We hereby request a hearing regarding the seized property owned by our clients and referred to above.
Thank you for your cooperation in this matter and please advise us as soon as possible as to your intentions with regard to releasing our clients!'] property to them.
In full, the City's letter recites:
I am the attorney for the City of Everett in contested forfeiture actions. I have reviewed your letter of February 12, 1991, to the Chief of Police],] which was received in our office on February 15, 1991. Based on that letter we will set a hearing for your client Manuel Leon Arechiga concerning the Volkswagen Jetta, ID No. WVWMA21G8LW121771.
With regard to the cash, it is our view that a claim by 25 unidentified persons who provide no basis in fact for the claim is not a sufficient notice of claim, and I will recommend that no hearing be set on the basis of this letter.
The definition of "person" is: " 'Person' means individual, corporation, business trust, estate, trust, partnership, association, joint venture, government, governmental subdivision or agency, or any other legal or commercial agency." RCW 69.50.101(u).

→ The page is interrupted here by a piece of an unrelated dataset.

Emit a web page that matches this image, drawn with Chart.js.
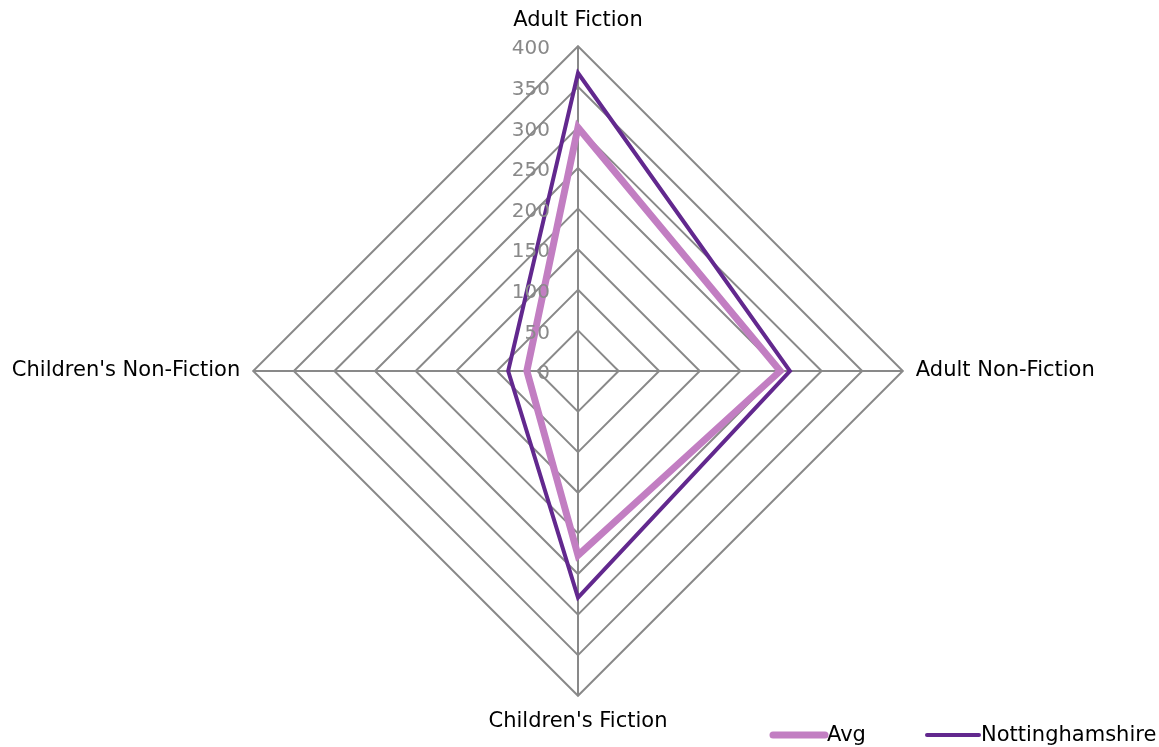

By statute, a city is liable for postjudgment interest if that judgment is based on tortious conduct. See, e.g., Teevin v. Wyatt, 75 Wn. App. 110, 114-15, 876 P.2d 944 (1994); RCW 4.56.115. The tort of conversion occurs when one intentionally and unlawfully deprives an owner of possession of a chattel. See, e.g., Frisch v. Victor Indus., Inc., 51 Wn. App. 377, 381, 753 P.2d 1000 (1988). Plaintiffs' theory here is that while the City had a lawful justification for seizing the property, that justification ceased to exist when the City refused to schedule a hearing within 90 days of the seizure. See Tellevik II, 125 Wn.2d at 370-71. From that point forward, the plaintiffs argue that the City intentionally interfered with their property and therefore committed conversion. Accord Johnson v. Johnson, 849 P.2d 1361, 1365 (Alaska 1993). We note that Tellevik was decided well after the seizure here.
The City's request for fees in responding to this portion of the cross-appeal is denied.